A new technique using intestinal stem cells from cystic fibrosis (CF) patients can help predict how patients will respond to a particular drug.
The proof-of-principle study, titled “Characterizing responses to CFTR-modulating drugs using rectal organoids derived from subjects with cystic fibrosis” and published in the journal Science Translational Medicine, isolated intestinal stem cells from such patients and cultured them in the lab. Researchers then examined responses to two transmembrane conductance regulator (CFTR)-modulating therapies, ivacaftor/Kalydeco and lumacaftor.
In culture, these stem cells start forming what researchers call ‘organoids’ — tiny three-dimensional models of the organ from which they are derived. Recent advances in ways of culturing such organoids has made them an attractive tool for researchers and clinicians.

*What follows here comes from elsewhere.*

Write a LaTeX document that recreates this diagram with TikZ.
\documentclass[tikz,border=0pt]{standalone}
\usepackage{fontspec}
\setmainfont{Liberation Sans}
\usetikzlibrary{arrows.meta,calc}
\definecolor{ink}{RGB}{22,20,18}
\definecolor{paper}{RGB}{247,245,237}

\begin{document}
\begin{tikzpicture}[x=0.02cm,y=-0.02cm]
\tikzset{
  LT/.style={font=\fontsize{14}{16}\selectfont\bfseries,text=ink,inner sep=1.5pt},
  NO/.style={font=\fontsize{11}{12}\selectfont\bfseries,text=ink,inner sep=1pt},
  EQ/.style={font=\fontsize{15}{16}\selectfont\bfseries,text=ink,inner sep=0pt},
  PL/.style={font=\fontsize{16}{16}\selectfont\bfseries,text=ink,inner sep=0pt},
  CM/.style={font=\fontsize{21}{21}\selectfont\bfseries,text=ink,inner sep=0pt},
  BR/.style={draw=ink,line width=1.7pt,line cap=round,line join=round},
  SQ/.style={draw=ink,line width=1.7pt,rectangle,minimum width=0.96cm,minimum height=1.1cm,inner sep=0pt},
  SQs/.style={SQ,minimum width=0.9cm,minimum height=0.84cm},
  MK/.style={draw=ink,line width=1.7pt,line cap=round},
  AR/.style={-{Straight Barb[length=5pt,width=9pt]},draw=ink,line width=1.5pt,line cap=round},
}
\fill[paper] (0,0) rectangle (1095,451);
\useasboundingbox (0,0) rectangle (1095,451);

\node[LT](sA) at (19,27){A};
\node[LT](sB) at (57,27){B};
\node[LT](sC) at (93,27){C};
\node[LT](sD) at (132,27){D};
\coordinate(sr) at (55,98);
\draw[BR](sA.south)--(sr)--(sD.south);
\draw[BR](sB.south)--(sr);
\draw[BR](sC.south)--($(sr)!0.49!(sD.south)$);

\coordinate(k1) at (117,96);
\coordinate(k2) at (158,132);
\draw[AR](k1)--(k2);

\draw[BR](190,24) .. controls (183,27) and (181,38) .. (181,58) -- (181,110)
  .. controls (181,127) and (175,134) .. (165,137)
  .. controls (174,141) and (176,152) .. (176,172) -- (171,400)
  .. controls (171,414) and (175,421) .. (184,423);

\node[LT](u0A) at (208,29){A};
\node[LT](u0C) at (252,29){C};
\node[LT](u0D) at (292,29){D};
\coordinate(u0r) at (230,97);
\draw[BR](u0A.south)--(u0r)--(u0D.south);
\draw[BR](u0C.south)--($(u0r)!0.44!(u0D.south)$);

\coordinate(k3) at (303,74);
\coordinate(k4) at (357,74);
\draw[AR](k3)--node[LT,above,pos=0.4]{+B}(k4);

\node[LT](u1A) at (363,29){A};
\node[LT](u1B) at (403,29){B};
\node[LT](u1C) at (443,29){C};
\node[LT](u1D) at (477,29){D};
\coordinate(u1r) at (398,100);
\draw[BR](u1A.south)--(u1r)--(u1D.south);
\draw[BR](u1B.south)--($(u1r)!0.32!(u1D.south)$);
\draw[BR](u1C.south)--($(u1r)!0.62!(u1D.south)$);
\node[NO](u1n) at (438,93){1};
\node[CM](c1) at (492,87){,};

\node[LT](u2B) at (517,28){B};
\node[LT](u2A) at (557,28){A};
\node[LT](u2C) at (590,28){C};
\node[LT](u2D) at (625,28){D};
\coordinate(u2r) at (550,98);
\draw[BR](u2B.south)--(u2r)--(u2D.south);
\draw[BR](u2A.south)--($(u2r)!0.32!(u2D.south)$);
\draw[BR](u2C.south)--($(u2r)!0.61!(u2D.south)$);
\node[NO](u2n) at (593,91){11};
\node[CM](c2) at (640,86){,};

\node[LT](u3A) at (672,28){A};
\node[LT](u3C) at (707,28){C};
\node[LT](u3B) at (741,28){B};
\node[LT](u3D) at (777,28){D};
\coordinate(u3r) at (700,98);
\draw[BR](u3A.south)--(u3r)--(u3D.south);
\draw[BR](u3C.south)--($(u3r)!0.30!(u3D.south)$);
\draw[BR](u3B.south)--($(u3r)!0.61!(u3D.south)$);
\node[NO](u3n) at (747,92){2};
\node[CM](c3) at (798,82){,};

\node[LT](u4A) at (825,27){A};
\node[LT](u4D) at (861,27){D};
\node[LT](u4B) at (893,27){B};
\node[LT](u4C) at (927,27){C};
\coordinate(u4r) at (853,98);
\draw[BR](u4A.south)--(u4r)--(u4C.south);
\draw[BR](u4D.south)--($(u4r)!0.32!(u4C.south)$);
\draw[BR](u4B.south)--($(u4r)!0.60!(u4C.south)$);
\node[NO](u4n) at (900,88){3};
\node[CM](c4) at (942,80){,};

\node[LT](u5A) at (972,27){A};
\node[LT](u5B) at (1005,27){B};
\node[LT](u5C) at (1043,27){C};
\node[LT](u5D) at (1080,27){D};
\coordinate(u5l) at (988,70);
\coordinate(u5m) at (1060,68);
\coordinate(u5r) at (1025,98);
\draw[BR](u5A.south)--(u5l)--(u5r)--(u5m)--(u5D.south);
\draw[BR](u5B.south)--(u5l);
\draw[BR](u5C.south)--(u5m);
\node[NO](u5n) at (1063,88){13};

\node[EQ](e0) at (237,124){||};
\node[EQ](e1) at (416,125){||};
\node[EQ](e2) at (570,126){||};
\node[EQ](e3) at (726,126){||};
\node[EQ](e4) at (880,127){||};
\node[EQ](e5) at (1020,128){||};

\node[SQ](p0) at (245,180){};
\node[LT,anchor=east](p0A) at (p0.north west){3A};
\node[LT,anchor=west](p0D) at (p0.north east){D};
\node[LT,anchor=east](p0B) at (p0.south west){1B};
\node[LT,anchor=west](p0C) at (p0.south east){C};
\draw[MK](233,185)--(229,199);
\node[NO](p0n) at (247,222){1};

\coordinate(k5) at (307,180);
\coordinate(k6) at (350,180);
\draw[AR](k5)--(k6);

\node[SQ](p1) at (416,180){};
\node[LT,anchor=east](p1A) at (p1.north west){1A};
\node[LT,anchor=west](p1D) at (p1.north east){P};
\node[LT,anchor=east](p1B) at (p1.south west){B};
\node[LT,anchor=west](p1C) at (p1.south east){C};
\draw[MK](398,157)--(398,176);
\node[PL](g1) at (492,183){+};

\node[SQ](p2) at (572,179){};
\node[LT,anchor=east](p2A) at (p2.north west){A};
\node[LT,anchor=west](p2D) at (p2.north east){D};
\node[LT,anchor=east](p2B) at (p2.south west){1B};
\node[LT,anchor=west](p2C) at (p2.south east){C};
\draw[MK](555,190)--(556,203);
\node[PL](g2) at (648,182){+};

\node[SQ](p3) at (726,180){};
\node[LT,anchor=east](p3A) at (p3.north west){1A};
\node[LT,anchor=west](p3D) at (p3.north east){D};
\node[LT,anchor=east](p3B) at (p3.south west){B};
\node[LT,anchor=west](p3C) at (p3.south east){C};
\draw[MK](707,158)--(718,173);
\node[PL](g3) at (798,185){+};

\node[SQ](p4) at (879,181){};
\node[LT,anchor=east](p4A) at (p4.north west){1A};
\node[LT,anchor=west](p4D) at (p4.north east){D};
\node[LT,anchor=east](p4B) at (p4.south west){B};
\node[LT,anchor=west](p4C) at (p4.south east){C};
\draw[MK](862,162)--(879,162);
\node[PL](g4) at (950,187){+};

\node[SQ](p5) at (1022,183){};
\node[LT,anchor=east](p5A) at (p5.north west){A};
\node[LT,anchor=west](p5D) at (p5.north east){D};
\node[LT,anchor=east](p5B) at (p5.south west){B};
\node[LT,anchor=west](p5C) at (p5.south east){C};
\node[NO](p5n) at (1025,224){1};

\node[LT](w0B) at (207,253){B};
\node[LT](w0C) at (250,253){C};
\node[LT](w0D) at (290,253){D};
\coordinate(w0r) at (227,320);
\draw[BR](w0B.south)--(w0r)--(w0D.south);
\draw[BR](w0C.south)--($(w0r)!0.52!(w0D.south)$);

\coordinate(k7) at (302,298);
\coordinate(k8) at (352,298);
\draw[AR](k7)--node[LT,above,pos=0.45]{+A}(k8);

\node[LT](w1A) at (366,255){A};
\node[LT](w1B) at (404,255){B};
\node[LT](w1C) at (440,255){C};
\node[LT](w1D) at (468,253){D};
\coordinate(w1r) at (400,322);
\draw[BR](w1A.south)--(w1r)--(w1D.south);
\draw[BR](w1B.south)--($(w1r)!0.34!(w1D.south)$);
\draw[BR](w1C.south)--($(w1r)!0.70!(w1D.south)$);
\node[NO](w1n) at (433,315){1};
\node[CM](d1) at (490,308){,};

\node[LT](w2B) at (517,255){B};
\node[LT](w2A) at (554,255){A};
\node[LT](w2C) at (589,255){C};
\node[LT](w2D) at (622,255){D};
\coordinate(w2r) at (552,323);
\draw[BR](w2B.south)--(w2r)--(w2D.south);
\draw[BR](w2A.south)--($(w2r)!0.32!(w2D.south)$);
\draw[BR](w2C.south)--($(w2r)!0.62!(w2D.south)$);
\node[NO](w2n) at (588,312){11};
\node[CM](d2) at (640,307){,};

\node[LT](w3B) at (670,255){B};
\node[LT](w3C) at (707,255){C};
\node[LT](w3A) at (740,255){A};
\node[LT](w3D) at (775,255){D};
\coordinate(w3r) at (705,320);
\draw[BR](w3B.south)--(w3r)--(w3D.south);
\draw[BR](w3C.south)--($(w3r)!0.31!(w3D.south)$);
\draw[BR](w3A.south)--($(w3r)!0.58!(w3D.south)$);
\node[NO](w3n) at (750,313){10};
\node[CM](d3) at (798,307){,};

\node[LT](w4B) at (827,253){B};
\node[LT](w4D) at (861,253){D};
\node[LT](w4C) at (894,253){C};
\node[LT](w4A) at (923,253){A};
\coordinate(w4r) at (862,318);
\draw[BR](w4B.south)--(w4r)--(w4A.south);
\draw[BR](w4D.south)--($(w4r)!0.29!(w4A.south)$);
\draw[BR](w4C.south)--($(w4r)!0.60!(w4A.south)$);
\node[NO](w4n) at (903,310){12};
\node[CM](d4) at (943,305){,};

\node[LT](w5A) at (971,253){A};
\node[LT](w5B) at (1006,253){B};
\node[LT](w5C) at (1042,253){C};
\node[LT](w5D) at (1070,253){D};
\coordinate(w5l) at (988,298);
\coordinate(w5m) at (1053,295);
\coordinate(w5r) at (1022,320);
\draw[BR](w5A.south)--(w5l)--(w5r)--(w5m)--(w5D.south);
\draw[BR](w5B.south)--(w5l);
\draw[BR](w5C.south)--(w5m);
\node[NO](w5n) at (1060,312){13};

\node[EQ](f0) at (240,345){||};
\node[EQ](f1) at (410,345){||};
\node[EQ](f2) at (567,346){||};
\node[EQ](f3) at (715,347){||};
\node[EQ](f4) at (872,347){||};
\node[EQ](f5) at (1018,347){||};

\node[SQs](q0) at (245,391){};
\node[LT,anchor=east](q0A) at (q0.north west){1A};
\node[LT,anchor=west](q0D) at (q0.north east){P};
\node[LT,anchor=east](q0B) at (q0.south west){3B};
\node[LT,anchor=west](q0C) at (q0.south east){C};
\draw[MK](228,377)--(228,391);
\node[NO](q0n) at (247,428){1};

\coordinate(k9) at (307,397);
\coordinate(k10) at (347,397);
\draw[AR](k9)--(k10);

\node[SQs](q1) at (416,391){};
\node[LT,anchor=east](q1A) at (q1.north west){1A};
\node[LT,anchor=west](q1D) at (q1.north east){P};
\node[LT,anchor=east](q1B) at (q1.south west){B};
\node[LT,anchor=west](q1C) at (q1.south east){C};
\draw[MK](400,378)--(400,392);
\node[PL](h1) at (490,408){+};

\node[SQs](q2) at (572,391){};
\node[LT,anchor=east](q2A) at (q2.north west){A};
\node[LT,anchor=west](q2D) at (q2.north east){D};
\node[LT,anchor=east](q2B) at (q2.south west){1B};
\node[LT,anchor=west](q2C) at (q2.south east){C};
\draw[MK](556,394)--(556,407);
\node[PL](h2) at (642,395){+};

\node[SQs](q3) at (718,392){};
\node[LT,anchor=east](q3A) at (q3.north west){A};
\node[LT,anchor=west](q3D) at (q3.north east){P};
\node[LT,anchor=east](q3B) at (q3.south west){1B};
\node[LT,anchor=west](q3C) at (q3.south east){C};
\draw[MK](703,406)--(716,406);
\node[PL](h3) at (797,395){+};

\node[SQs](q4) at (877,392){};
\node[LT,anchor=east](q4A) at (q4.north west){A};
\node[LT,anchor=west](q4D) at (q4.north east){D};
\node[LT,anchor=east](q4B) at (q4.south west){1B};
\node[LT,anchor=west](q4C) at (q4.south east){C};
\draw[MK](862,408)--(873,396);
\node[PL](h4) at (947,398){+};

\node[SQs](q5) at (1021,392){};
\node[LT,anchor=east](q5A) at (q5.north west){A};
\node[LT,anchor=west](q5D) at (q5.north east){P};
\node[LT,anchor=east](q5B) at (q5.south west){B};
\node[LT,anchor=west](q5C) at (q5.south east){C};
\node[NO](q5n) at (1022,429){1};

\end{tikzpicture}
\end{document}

“In vitro drug responses in rectal organoids positively correlated with published outcome data from clinical trials with [these two drugs], allowing us to predict from preclinical data the potential for CF patients carrying rare CFTR mutations to respond to drug therapy,” the researchers wrote.
Dr Jeffrey Beekman, a medical biologist heading the laboratory that developed the method, explained that since the organoids are genetically identical to the patient, they make it possible to predict whether the disease will be mild or severe, and if a patient will respond to certain drugs.